3rd Edition of International Conference on Agriculture & Food Chemistry
July 23-24, 2018 Rome, Italy

Jonghan Ko, Jinsil Choi, Seungtaek Jeong and Bhone Nay-Htoon

Chonnam National University, South Korea Livelihoods and Food Security Trust Fund - UNOPS, Myanmar

Posters & Accepted Abstracts: J Food Nutr Popul Health


Quantification of the canopy photosynthesis and evapotranspiration (ET) of crops is essential to determine the effects of environmental changes on CO2 fluxes and ET in agricultural ecosystems and crop productivity. This study was conducted to simulate the CO2 fluxes and ET of paddy rice (Oryza sativa) based on the development of photosynthesis and ET models.
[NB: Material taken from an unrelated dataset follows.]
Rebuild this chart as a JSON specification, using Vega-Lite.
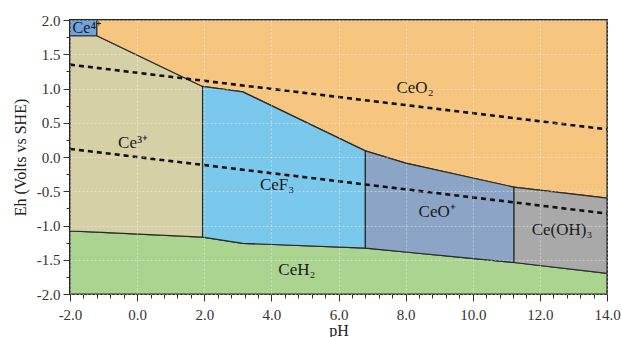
{
  "$schema": "https://vega.github.io/schema/vega-lite/v6.json",
  "width": 537,
  "height": 274,
  "autosize": {"type": "none"},
  "padding": {"left": 70, "top": 20, "right": 15, "bottom": 43},
  "background": "white",
  "config": {
    "view": {"stroke": "#222222", "strokeWidth": 2},
    "axis": {"labelFont": "Liberation Serif", "titleFont": "Liberation Serif", "labelColor": "#333333", "titleColor": "#222222", "domainColor": "#333333", "tickColor": "#333333", "titleFontWeight": "normal"}
  },
  "resolve": {"axis": {"x": "independent", "y": "independent"}},
  "layer": [
    {
      "data": {"values": [
        {"region": "CeH2", "pH": -2, "lo": -2, "hi": -1.08},
        {"region": "CeH2", "pH": 1.95, "lo": -2, "hi": -1.17},
        {"region": "CeH2", "pH": 3.15, "lo": -2, "hi": -1.26},
        {"region": "CeH2", "pH": 6.8, "lo": -2, "hi": -1.33},
        {"region": "CeH2", "pH": 11.23, "lo": -2, "hi": -1.54},
        {"region": "CeH2", "pH": 14, "lo": -2, "hi": -1.70},
        {"region": "Ce3+", "pH": -2, "lo": -1.08, "hi": 1.77},
        {"region": "Ce3+", "pH": -1.2, "lo": -1.098, "hi": 1.77},
        {"region": "Ce3+", "pH": 1.95, "lo": -1.17, "hi": 1.03},
        {"region": "Ce4+", "pH": -2, "lo": 1.77, "hi": 2},
        {"region": "Ce4+", "pH": -1.2, "lo": 1.77, "hi": 2},
        {"region": "CeO2", "pH": -1.2, "lo": 1.77, "hi": 2},
        {"region": "CeO2", "pH": 1.95, "lo": 1.03, "hi": 2},
        {"region": "CeO2", "pH": 3.15, "lo": 0.95, "hi": 2},
        {"region": "CeO2", "pH": 6.8, "lo": 0.09, "hi": 2},
        {"region": "CeO2", "pH": 8.0, "lo": -0.09, "hi": 2},
        {"region": "CeO2", "pH": 11.23, "lo": -0.44, "hi": 2},
        {"region": "CeO2", "pH": 14, "lo": -0.60, "hi": 2},
        {"region": "CeF3", "pH": 1.95, "lo": -1.17, "hi": 1.03},
        {"region": "CeF3", "pH": 3.15, "lo": -1.26, "hi": 0.95},
        {"region": "CeF3", "pH": 6.8, "lo": -1.33, "hi": 0.09},
        {"region": "CeO+", "pH": 6.8, "lo": -1.33, "hi": 0.09},
        {"region": "CeO+", "pH": 8.0, "lo": -1.387, "hi": -0.09},
        {"region": "CeO+", "pH": 11.23, "lo": -1.54, "hi": -0.44},
        {"region": "Ce(OH)3", "pH": 11.23, "lo": -1.54, "hi": -0.44},
        {"region": "Ce(OH)3", "pH": 14, "lo": -1.70, "hi": -0.60}
      ]},
      "mark": {"type": "area", "stroke": "#2b2b2b", "strokeWidth": 1.2, "fillOpacity": 1},
      "encoding": {
        "x": {"field": "pH", "type": "quantitative", "scale": {"domain": [-2, 14], "nice": false},
              "axis": {"orient": "bottom", "title": "pH", "values": [-2, 0, 2, 4, 6, 8, 10, 12, 14],
                       "labelExpr": "replace(format(datum.value, '.1f'), '\u2212', '-')",
                       "labelFontSize": 15, "titleFontSize": 16, "tickSize": 7, "labelPadding": 6, "titlePadding": 0,
                       "grid": true, "gridColor": "#ffffff", "gridOpacity": 0.4, "gridDash": [2, 2], "zindex": 1, "domain": false, "labelFlush": false}},
        "y": {"field": "lo", "type": "quantitative", "scale": {"domain": [-2, 2], "nice": false},
              "axis": {"orient": "left", "title": "Eh (Volts vs SHE)", "values": [-2, -1.5, -1, -0.5, 0, 0.5, 1, 1.5, 2],
                       "labelExpr": "replace(format(datum.value, '.1f'), '\u2212', '-')",
                       "labelFontSize": 15, "titleFontSize": 16, "tickSize": 7, "labelPadding": 3, "titlePadding": 8,
                       "grid": true, "gridColor": "#ffffff", "gridOpacity": 0.4, "gridDash": [2, 2], "zindex": 1, "domain": false}},
        "y2": {"field": "hi"},
        "color": {"field": "region", "type": "nominal", "legend": null,
                  "scale": {"domain": ["CeH2", "Ce3+", "Ce4+", "CeO2", "CeF3", "CeO+", "Ce(OH)3"],
                            "range": ["#aad48f", "#d6d0a6", "#6fa3dc", "#f6c57f", "#7ac8ec", "#8ca5c6", "#a9a9aa"]}}
      }
    },
    {
      "data": {"values": [
        {"line": "O2", "pH": -2, "Eh": 1.348},
        {"line": "O2", "pH": 14, "Eh": 0.404},
        {"line": "H2", "pH": -2, "Eh": 0.118},
        {"line": "H2", "pH": 14, "Eh": -0.826}
      ]},
      "mark": {"type": "line", "color": "#111111", "strokeWidth": 2.6, "strokeDash": [5, 4]},
      "encoding": {
        "x": {"field": "pH", "type": "quantitative",
              "axis": {"orient": "bottom", "title": null, "labels": false, "grid": false, "domain": false, "tickSize": 4,
                       "values": [-1.6, -1.2, -0.8, -0.4, 0.4, 0.8, 1.2, 1.6, 2.4, 2.8, 3.2, 3.6, 4.4, 4.8, 5.2, 5.6, 6.4, 6.8, 7.2, 7.6, 8.4, 8.8, 9.2, 9.6, 10.4, 10.8, 11.2, 11.6, 12.4, 12.8, 13.2, 13.6]}},
        "y": {"field": "Eh", "type": "quantitative",
              "axis": {"orient": "left", "title": null, "labels": false, "grid": false, "domain": false, "tickSize": 4,
                       "values": [-1.75, -1.25, -0.75, -0.25, 0.25, 0.75, 1.25, 1.75]}},
        "detail": {"field": "line"}
      }
    },
    {
      "data": {"values": [
        {"label": "Ce⁴⁺", "pH": -1.5, "Eh": 1.89, "size": 16},
        {"label": "Ce³⁺", "pH": -0.12, "Eh": 0.21, "size": 17},
        {"label": "CeO₂", "pH": 8.28, "Eh": 1.01, "size": 17},
        {"label": "CeF₃", "pH": 4.17, "Eh": -0.41, "size": 17},
        {"label": "CeO⁺", "pH": 8.94, "Eh": -0.80, "size": 17},
        {"label": "Ce(OH)₃", "pH": 12.66, "Eh": -1.07, "size": 17},
        {"label": "CeH₂", "pH": 4.76, "Eh": -1.65, "size": 17}
      ]},
      "mark": {"type": "text", "font": "Liberation Serif", "color": "#1a1a1a", "align": "center", "baseline": "middle"},
      "encoding": {
        "x": {"field": "pH", "type": "quantitative", "axis": null},
        "y": {"field": "Eh", "type": "quantitative", "axis": null},
        "text": {"field": "label"},
        "size": {"field": "size", "type": "quantitative", "scale": null, "legend": null}
      }
    }
  ]
}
We also projected spatiotemporal variations in CO2 assimilation and ET using a crop model based on remotely sensed information to identify a link of CO2 and water balances with the accumulation of plant biomass. The photosynthesis and ET models that were developed simulated CO2 assimilation and ET that had statistically acceptable agreements with the corresponding experimental measurements. Also, projections of spatiotemporal variations in absorption of CO2 and ET were established using the GRAMI- rice model using remote sensing data. These results indicate that CO2 and water fluxes in paddy rice could be well quantified based on simulation projecting spatiotemporal assimilation of CO2 and ET. Our results would highlight the need to partition water and carbon fluxes to improve our mechanistic understanding of primary productivity and water use efficiency of rice and environmental impact of agricultural practices. Further efforts should be made to seek ecological implications through a fusion between at-ground measurements and remote sensing observations via model improvement.

Biography :

Jonghan Ko is an Associate Professor position at Chonnam National University, Gwangju, South Korea. He is a crop modeler and agricultural remote sensing researcher. His research fields include agronomic applications of crop modeling techniques, quantitative agricultural remote sensing and environmental crop ecology. He was awarded a PhD degree in Agronomy at Texas Tech University, Lubbock, Texas, The USA, with a dissertation topic of “Development of a cotton crop model that uses remote sensing data” in 2004. He received both Bachelor’s and Master’s degrees in agronomy at Kangwon National University, Chuncheon, South Korea in 1995 and 1998 respectively.